▶ **What needs to be done**
From the first line of the data through the line containing "XAxis, YAxis, Label", return each line exactly.

▶ **Given material**

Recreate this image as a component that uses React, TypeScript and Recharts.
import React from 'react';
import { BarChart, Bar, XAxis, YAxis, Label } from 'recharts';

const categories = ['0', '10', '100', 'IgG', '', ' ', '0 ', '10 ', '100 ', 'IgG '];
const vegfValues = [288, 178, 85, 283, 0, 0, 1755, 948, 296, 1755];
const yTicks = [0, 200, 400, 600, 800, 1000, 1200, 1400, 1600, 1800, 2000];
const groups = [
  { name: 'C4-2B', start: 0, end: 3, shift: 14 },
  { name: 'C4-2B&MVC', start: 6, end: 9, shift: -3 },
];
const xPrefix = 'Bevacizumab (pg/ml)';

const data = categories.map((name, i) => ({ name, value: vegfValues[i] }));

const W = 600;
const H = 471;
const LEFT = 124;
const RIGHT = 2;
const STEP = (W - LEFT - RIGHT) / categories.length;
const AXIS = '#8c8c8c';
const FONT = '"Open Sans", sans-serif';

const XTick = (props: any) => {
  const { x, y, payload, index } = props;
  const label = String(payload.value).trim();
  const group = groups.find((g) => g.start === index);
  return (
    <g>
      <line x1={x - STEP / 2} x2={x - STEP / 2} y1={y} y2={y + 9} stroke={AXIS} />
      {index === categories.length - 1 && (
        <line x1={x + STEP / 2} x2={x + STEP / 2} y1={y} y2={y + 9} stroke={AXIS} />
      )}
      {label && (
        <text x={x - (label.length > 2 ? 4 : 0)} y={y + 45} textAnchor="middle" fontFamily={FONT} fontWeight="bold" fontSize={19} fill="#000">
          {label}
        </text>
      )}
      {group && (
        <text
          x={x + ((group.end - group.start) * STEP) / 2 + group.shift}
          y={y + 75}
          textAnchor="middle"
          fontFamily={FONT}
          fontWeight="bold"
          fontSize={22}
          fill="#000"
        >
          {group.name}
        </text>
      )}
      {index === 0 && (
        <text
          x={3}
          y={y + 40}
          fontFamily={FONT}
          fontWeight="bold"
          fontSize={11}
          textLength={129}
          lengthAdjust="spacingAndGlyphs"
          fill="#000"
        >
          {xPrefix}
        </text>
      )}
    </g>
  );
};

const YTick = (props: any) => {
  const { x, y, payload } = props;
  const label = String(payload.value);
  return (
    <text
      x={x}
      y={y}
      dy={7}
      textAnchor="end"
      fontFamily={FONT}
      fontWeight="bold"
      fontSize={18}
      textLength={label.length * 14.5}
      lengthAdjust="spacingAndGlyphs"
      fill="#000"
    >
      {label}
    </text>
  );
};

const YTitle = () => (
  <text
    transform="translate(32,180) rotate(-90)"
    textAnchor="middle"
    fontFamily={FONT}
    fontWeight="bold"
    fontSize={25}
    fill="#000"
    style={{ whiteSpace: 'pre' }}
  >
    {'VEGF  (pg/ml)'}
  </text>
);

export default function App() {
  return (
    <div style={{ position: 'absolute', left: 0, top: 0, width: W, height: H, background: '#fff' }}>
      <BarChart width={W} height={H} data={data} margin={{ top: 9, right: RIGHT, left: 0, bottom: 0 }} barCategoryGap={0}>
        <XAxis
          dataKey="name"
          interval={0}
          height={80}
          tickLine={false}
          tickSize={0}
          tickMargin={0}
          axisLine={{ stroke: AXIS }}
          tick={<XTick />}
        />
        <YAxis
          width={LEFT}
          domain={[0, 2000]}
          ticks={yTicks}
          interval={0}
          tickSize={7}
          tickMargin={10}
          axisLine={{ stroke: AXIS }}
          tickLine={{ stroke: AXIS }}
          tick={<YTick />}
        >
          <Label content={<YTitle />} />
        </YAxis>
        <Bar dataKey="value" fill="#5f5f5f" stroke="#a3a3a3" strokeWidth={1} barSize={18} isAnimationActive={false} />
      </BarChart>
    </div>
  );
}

▶ **Reply to the exercise**
Recreate this image as a component that uses React, TypeScript and Recharts.
import React from 'react';
import { BarChart, Bar, XAxis, YAxis, Label } from 'recharts';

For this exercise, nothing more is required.